Jack Wong, organisational systems practitioner and author of When Failure Becomes Rational.

The Author’s Position

This work emerged from repeated exposure to how organisations fail structurally — across industries, geographies, and contexts.

The same pattern appeared.

Capable people.
Reasonable decisions.
Sustained effort.
Worsening outcomes.

When results did not match intent, the cause was rarely a lack of effort, competence, or commitment.

The pattern was structural.

For more than 17 years, I have worked inside operating organisations where decisions carry real financial consequences, scale creates friction, and incentives shape behaviour.

My experience spans banking, regional asset management, non-profit, fintech, and global FMCG — across both single-market and multi-region environments.

Across contexts, the same invariants appeared:

  • Decision authority was diffused or mis-specified

  • Incentive signals selected for visible activity rather than system performance

  • Ownership of design was unclear, so learning could not compound

  • Local optimisation produced globally persistent failure

Surface explanations changed.
The underlying causal structure did not.

When outcomes broke, the work was rarely to motivate people more.

It was to make the system capable of producing different outcomes.

In practice, this meant confronting the same constraints repeatedly:

  • unclear ownership and accountability

  • decision bottlenecks that delayed or diluted action

  • targets and incentives misaligned with actual behaviour

  • operating rhythms too complex to execute repeatably

This work documents that diagnostic effort.

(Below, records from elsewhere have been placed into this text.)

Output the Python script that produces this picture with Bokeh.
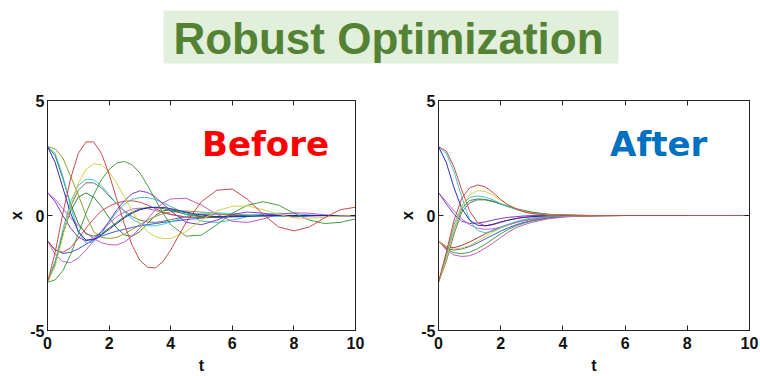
from bokeh.plotting import figure
from bokeh.layouts import column, row
from bokeh.models import Range1d, FixedTicker, LinearAxis, Label
from bokeh.embed import file_html
from bokeh.resources import INLINE
from bokeh.core.properties import value

TITLE = "Robust Optimization"
X_TICKS = [0, 2, 4, 6, 8, 10]
Y_TICKS = [-5, 0, 5]
Y_TICK_LABELS = {-5: "-5", 0: "0", 5: "5"}

# ---------- "Before" panel: sample times and trajectories ----------
T_BEFORE = [0, 0.25, 0.5, 0.75, 1, 1.25, 1.5, 1.75, 2, 2.25, 2.5, 2.75, 3, 3.25, 3.5, 3.75, 4,
            4.5, 5, 5.5, 6, 6.5, 7, 7.5, 8, 8.5, 9, 9.5, 10]
B_RED = [-2.9, -1.6, 0.1, 1.6, 2.7, 3.2, 3.2, 2.7, 1.8, 0.7, -0.4, -1.3, -1.95, -2.25, -2.28, -2.0, -1.5,
         -0.3, 0.6, 1.1, 1.15, 0.7, 0.05, -0.5, -0.67, -0.5, -0.1, 0.25, 0.36]
B_YELLOW = [-2.9, -2.2, -0.9, 0.4, 1.4, 2.0, 2.25, 2.2, 1.9, 1.4, 0.8, 0.2, -0.35, -0.7, -0.92, -1.0, -1.0,
            -0.7, -0.2, 0.2, 0.4, 0.42, 0.25, 0.05, -0.1, -0.12, -0.08, -0.02, 0.0]
B_GREEN = [-2.9, -2.8, -2.4, -1.7, -0.8, 0.1, 0.9, 1.55, 2.0, 2.28, 2.35, 2.2, 1.85, 1.3, 0.7, 0.1, -0.4,
           -0.9, -0.85, -0.4, 0.1, 0.45, 0.6, 0.45, 0.1, -0.2, -0.35, -0.3, -0.15]
B_CYAN_A = [-2.9, -2.0, -0.6, 0.6, 1.3, 1.58, 1.55, 1.3, 0.9, 0.5, 0.15, -0.15, -0.35, -0.45, -0.45, -0.38, -0.28,
            -0.05, 0.1, 0.12, 0.08, 0.02, -0.03, -0.04, -0.02, 0.0, 0.01, 0.0, 0.0]
B_GREY = [-2.9, -2.1, -0.8, 0.4, 1.1, 1.42, 1.42, 1.2, 0.85, 0.5, 0.2, -0.05, -0.2, -0.28, -0.3, -0.25, -0.18,
          -0.05, 0.04, 0.06, 0.04, 0.01, -0.01, -0.01, 0.0, 0.0, 0.0, 0.0, 0.0]
B_DKGREEN = [-2.9, -2.0, -0.8, 0.2, 0.8, 0.98, 0.8, 0.4, -0.1, -0.55, -0.85, -0.9, -0.7, -0.35, 0.0, 0.2, 0.25,
             0.12, -0.05, -0.08, -0.03, 0.01, 0.02, 0.01, 0.0, 0.0, 0.0, 0.0, 0.0]
B_BLUE = [3.0, 2.3, 1.2, 0.1, -0.7, -1.07, -1.05, -0.85, -0.6, -0.35, -0.1, 0.1, 0.25, 0.33, 0.36, 0.35, 0.3,
          0.15, 0.02, -0.05, -0.06, -0.04, -0.01, 0.0, 0.0, 0.0, 0.0, 0.0, 0.0]
B_CYAN_B = [3.0, 2.7, 1.7, 0.4, -0.7, -1.2, -1.15, -0.8, -0.3, 0.15, 0.5, 0.7, 0.78, 0.78, 0.7, 0.55, 0.4,
            0.05, -0.25, -0.3, -0.2, -0.05, 0.05, 0.1, 0.08, 0.03, -0.02, -0.03, -0.02]
B_OLIVE = [3.0, 2.9, 2.5, 1.7, 0.9, 0.0, -0.7, -0.95, -1.0, -0.95, -0.8, -0.6, -0.4, -0.2, -0.05, 0.08, 0.15,
           0.2, 0.15, 0.08, 0.02, -0.02, -0.03, -0.02, 0.0, 0.0, 0.0, 0.0, 0.0]
B_MAGENTA = [1.0, 0.7, 0.3, -0.1, -0.45, -0.75, -1.0, -1.18, -1.27, -1.28, -1.15, -0.9, -0.55, -0.15, 0.25, 0.55, 0.72,
             0.75, 0.45, 0.05, -0.25, -0.3, -0.15, 0.05, 0.12, 0.1, 0.03, -0.03, -0.03]
B_PURPLE = [1.0, 0.6, 0.0, -0.55, -0.95, -1.1, -1.0, -0.7, -0.25, 0.25, 0.65, 0.95, 1.07, 1.0, 0.8, 0.5, 0.2,
            -0.3, -0.4, -0.2, 0.05, 0.15, 0.1, 0.0, -0.05, -0.03, 0.0, 0.0, 0.0]
B_RED2 = [-1.1, -1.5, -1.6, -1.4, -1.0, -0.55, -0.15, 0.2, 0.4, 0.55, 0.62, 0.64, 0.58, 0.45, 0.3, 0.15, 0.05,
          -0.08, -0.1, -0.06, -0.02, 0.0, 0.0, 0.0, 0.0, 0.0, 0.0, 0.0, 0.0]
B_VIOLET = [-1.1, -1.7, -2.0, -2.05, -1.85, -1.5, -1.1, -0.7, -0.35, -0.05, 0.15, 0.28, 0.32, 0.3, 0.22, 0.12, 0.04,
            -0.06, -0.08, -0.05, -0.01, 0.0, 0.0, 0.0, 0.0, 0.0, 0.0, 0.0, 0.0]
B_BLUE2 = [-1.1, -1.5, -1.65, -1.6, -1.45, -1.25, -1.05, -0.9, -0.78, -0.68, -0.6, -0.52, -0.45, -0.4, -0.35, -0.3, -0.26,
           -0.18, -0.11, -0.06, -0.03, -0.01, 0.0, 0.0, 0.0, 0.0, 0.0, 0.0, 0.0]
B_DKGREEN2 = [3.0, 2.6, 1.6, 0.5, -0.35, -0.8, -0.9, -0.8, -0.55, -0.3, -0.05, 0.15, 0.28, 0.35, 0.35, 0.3, 0.22,
              0.05, -0.06, -0.08, -0.04, 0.0, 0.02, 0.01, 0.0, 0.0, 0.0, 0.0, 0.0]

# ---------- "After" panel: sample times and trajectories (each ends where it stops) ----------
T_AFTER = [0, 0.25, 0.5, 0.75, 1, 1.25, 1.5, 1.75, 2, 2.25, 2.5, 2.75, 3, 3.5, 4, 4.5, 5, 6, 7, 8, 10]
A_RED = [-2.9, -1.6, -0.2, 0.75, 1.2, 1.33, 1.25, 1.0, 0.7, 0.45, 0.28, 0.16, 0.08, 0.02, 0.0, -0.01, -0.01,
         0.0, 0.0, 0.0, 0.0]
A_YELLOW = [-2.9, -1.9, -0.6, 0.4, 0.9, 1.08, 1.05, 0.88, 0.65, 0.45, 0.3, 0.18, 0.1, 0.03, 0.0, -0.01, 0.0, 0.0]
A_CYAN = [-2.9, -1.7, -0.4, 0.45, 0.78, 0.85, 0.8, 0.68, 0.52, 0.38, 0.26, 0.17, 0.1, 0.03, 0.01, 0.0, 0.0, 0.0]
A_GREEN = [-2.9, -1.8, -0.6, 0.3, 0.65, 0.72, 0.7, 0.62, 0.5, 0.38, 0.28, 0.2, 0.13, 0.05, 0.02, 0.01, 0.0,
           0.0, 0.0, 0.0]
A_GREY = [-2.9, -2.0, -0.8, 0.15, 0.55, 0.68, 0.68, 0.6, 0.5, 0.4, 0.3, 0.22, 0.15, 0.06, 0.02, 0.01, 0.0]
A_BLUE = [3.0, 2.3, 1.2, 0.3, -0.2, -0.42, -0.45, -0.38, -0.28, -0.2, -0.13, -0.08, -0.05, -0.01, 0.0, 0.0]
A_CYAN2 = [3.0, 2.7, 1.9, 0.8, -0.2, -0.65, -0.75, -0.68, -0.52, -0.38, -0.26, -0.17, -0.11, -0.04, -0.01, 0.0,
           0.0, 0.0]
A_RED2 = [3.0, 2.8, 2.1, 1.1, 0.2, -0.3, -0.45, -0.4, -0.3, -0.2, -0.13, -0.08, -0.05, -0.02, 0.0, 0.0, 0.0,
          0.0, 0.0]
A_PURPLE = [1.0, 0.6, 0.2, -0.15, -0.4, -0.55, -0.6, -0.58, -0.5, -0.4, -0.3, -0.22, -0.15, -0.06, -0.02, -0.01, 0.0]
A_VIOLET = [1.0, 0.5, 0.05, -0.25, -0.35, -0.33, -0.28, -0.2, -0.13, -0.08, -0.05, -0.02, 0.0, 0.01, 0.01, 0.0,
            0.0, 0.0, 0.0, 0.0]
A_YELLOW2 = [-1.1, -1.38, -1.46, -1.42, -1.3, -1.12, -0.92, -0.72, -0.55, -0.42, -0.3, -0.2, -0.14, -0.06, -0.02,
             -0.01, 0.0]
A_GREEN2 = [-1.1, -1.45, -1.62, -1.66, -1.6, -1.45, -1.25, -1.02, -0.8, -0.6, -0.45, -0.33, -0.24, -0.12, -0.05,
            -0.02, -0.01, 0.0, 0.0, 0.0]
A_MAGENTA = [-1.1, -1.5, -1.72, -1.78, -1.75, -1.62, -1.42, -1.2, -0.95, -0.72, -0.53, -0.4, -0.3, -0.15, -0.07,
             -0.03, -0.01, 0.0]
A_DKRED = [-1.1, -1.35, -1.4, -1.3, -1.15, -0.98, -0.8, -0.65, -0.52, -0.4, -0.3, -0.22, -0.16, -0.08, -0.04,
           -0.02, -0.01, 0.0, 0.0, 0.0]
A_BLUE2 = [-1.1, -1.42, -1.5, -1.45, -1.35, -1.2, -1.02, -0.85, -0.68, -0.53, -0.4, -0.3, -0.22, -0.11, -0.05,
           -0.02, -0.01, 0.0, 0.0]

BEFORE_SERIES = [
    (B_GREY, "#6a6a6a"), (B_DKGREEN, "#2e7d32"), (B_OLIVE, "#8f9a2a"), (B_BLUE2, "#3050d0"),
    (B_VIOLET, "#b060d0"), (B_RED2, "#d04040"), (B_DKGREEN2, "#237a23"), (B_CYAN_B, "#40b8d0"),
    (B_CYAN_A, "#3cc4cc"), (B_PURPLE, "#7a30c0"), (B_MAGENTA, "#c050c0"), (B_BLUE, "#2020c0"),
    (B_GREEN, "#3a9a3a"), (B_YELLOW, "#d0d040"), (B_RED, "#c84040"),
]
AFTER_SERIES = [
    (A_GREY, "#6a6a6a"), (A_VIOLET, "#7a30c0"), (A_BLUE2, "#3050d0"), (A_DKRED, "#b03030"),
    (A_GREEN2, "#3a9a3a"), (A_MAGENTA, "#c050c0"), (A_YELLOW2, "#d0d040"), (A_PURPLE, "#b060d0"),
    (A_RED2, "#c84040"), (A_CYAN2, "#3cc4cc"), (A_BLUE, "#2020c0"), (A_GREEN, "#2e8b3a"),
    (A_CYAN, "#40b8d0"), (A_YELLOW, "#d0d040"), (A_RED, "#c84040"),
]

FONT = "Liberation Sans"
FRAME = "#222222"


def make_panel(width, left_border, right_border, times, series, label, label_color):
    p = figure(width=width, height=296, x_range=Range1d(0, 10), y_range=Range1d(-5, 5),
               output_backend="svg", toolbar_location=None,
               min_border_left=left_border, min_border_right=right_border,
               min_border_top=20, min_border_bottom=42,
               x_axis_label="t", y_axis_label="x")
    p.grid.visible = False
    p.outline_line_color = FRAME
    p.outline_line_width = 1
    p.background_fill_color = "white"
    p.border_fill_color = "white"
    p.xaxis.ticker = FixedTicker(ticks=X_TICKS)
    p.yaxis.ticker = FixedTicker(ticks=Y_TICKS)
    p.yaxis.major_label_overrides = Y_TICK_LABELS
    for ax in p.axis:
        ax.major_tick_in = 5
        ax.major_tick_out = 0
        ax.minor_tick_line_color = None
        ax.axis_line_color = FRAME
        ax.major_tick_line_color = FRAME
        ax.major_label_text_font = FONT
        ax.major_label_text_font_size = "16px"
        ax.major_label_text_font_style = "bold"
        ax.major_label_text_color = "#111111"
        ax.axis_label_text_font = FONT
        ax.axis_label_text_font_size = "16px"
        ax.axis_label_text_font_style = "bold"
        ax.axis_label_text_color = "#111111"
    p.xaxis.major_label_standoff = 6
    p.xaxis.axis_label_standoff = 5
    p.yaxis.major_label_standoff = 3
    p.yaxis.axis_label_standoff = 2

    top = LinearAxis(ticker=FixedTicker(ticks=X_TICKS),
                     major_label_overrides={t: "" for t in X_TICKS},
                     major_tick_in=5, major_tick_out=0, minor_tick_line_color=None,
                     axis_line_color=FRAME, major_tick_line_color=FRAME,
                     major_label_standoff=0, major_label_text_font_size="1px")
    p.add_layout(top, "above")
    rgt = LinearAxis(ticker=FixedTicker(ticks=Y_TICKS),
                     major_label_overrides={t: "" for t in Y_TICKS},
                     major_tick_in=5, major_tick_out=0, minor_tick_line_color=None,
                     axis_line_color=FRAME, major_tick_line_color=FRAME,
                     major_label_standoff=0, major_label_text_font_size="1px")
    p.add_layout(rgt, "right")

    for ys, color in series:
        p.line(times[:len(ys)], ys, line_color=color, line_width=1, line_alpha=0.95)

    p.add_layout(Label(x=7.08, y=3.12, text=label, text_font="DejaVu Sans",
                       text_font_style="bold", text_font_size="34px",
                       text_color=label_color, text_align="center",
                       text_baseline="alphabetic"))
    return p


head = figure(width=760, height=80, x_range=Range1d(0, 760), y_range=Range1d(80, 0),
              x_axis_type=None, y_axis_type=None, output_backend="svg",
              toolbar_location=None, min_border=0)
head.grid.visible = False
head.outline_line_color = None
head.quad(left=[163], right=[618], top=[10], bottom=[63],
          fill_color="#e2efda", line_color=None)
head.text(x=[388], y=[38], text=[TITLE], text_font=value(FONT), text_font_style="bold",
          text_font_size="44px", text_color="#548235", text_align="center",
          text_baseline="alphabetic")

left = make_panel(390, 47, 35, T_BEFORE, BEFORE_SERIES, "Before", "#ff0000")
right = make_panel(370, 48, 11, T_AFTER, AFTER_SERIES, "After", "#0070c0")

layout = column(head, row(left, right))
open("out.html", "w").write(file_html(layout, INLINE))
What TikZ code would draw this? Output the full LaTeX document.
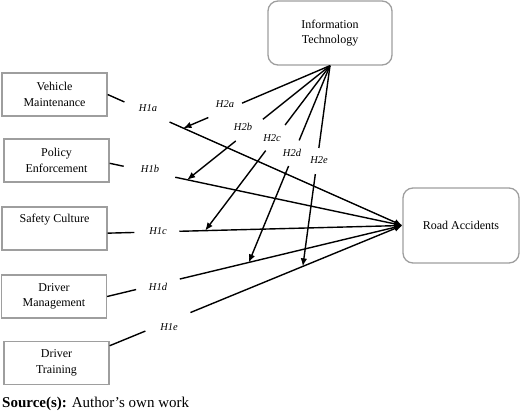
\documentclass[tikz,border=0pt]{standalone}
\usepackage{fontspec}
\setmainfont{Liberation Serif}
\usetikzlibrary{arrows.meta}

\begin{document}
\begin{tikzpicture}
  [x=1pt,y=-1pt,
   every node/.style={font=\fontsize{12}{15.5}\selectfont},
   factor/.style={draw=black!38,line width=1.3pt,minimum width=105pt,minimum height=43pt,align=center,inner sep=1pt},
   outcome/.style={factor,rounded corners=10pt},
   hyp/.style={font=\fontsize{10.5}{12}\selectfont\itshape,inner sep=0pt},
   link/.style={line width=1.4pt},
   linkarrow/.style={link,-{Latex[length=8pt,width=6.5pt]}}]
  \useasboundingbox (0,0) rectangle (520,413);

  \node[factor] (vm) at (54.5,94.5) {Vehicle\\Maintenance};
  \node[factor] (pe) at (56.5,160.5) {Policy\\Enforcement};
  \node[factor] (sc) at (54.5,228.5) {Safety Culture\\\strut};
  \node[factor] (dm) at (54,296.5) {Driver\\Management};
  \node[factor] (dt) at (56.5,363) {Driver\\Training};
  \node[outcome,minimum width=124pt,minimum height=64pt] (it) at (330,33) {Information\\Technology};
  \node[outcome,minimum width=116pt,minimum height=75pt] (ra) at (461,225.5) {Road Accidents};

  % direct effects
  \foreach \src/\k/\ga/\gb/\tp/\lx/\ly in {vm.east/a/.057/.21/.257/148/108, pe.-3/b/.048/.224/.265/150/168.5,
      sc.-5/c/.091/.243/.331/158/231, dm.east/d/.098/.246/.48/158/287, dt.18/e/.122/.276/.66/169/327}
  {
    \path (\src) -- coordinate[pos=\ga] (g1\k) coordinate[pos=\gb] (h1\k) coordinate[pos=\tp] (m1\k) (ra.west);
    \draw[link] (\src) -- (g1\k);
    \draw[linkarrow] (h1\k) -- (ra.west);
    \node[hyp] (l1\k) at (\lx,\ly) {H1\k};
  }

  % moderating effects
  \foreach \k/\ga/\gb/\lx/\ly in {a/.60/.83/225/104, b/.47/.66/243/127, c/.36/.515/272/138,
      d/.38/.51/292/153, e/.41/.54/319/160}
  {
    \path (it.south) -- coordinate[pos=\ga] (g2\k) coordinate[pos=\gb] (h2\k) (m1\k);
    \draw[link] (it.south) -- (g2\k);
    \draw[linkarrow] (h2\k) -- (m1\k);
    \node[hyp] (l2\k) at (\lx,\ly) {H2\k};
  }

  \node[anchor=base west,inner sep=0pt,font=\fontsize{15}{18}\selectfont] (src) at (2,407)
    {\textbf{Source(s):} Author's own work};
\end{tikzpicture}
\end{document}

It does not offer prescriptions.
It does not provide implementation guidance.
It does not transfer authority.

The purpose of this site is narrow.

To make visible the structural conditions under which rational local action produces persistent failure.

And to provide a lens for recognising those conditions when they recur.

This lens is built for reality.

Constraints.
Trade-offs.
Consequences.

It is written for people who are accountable for outcomes, who have acted in good faith, and who are seeing the same failures repeat under different leaders, strategies, and reorganisations.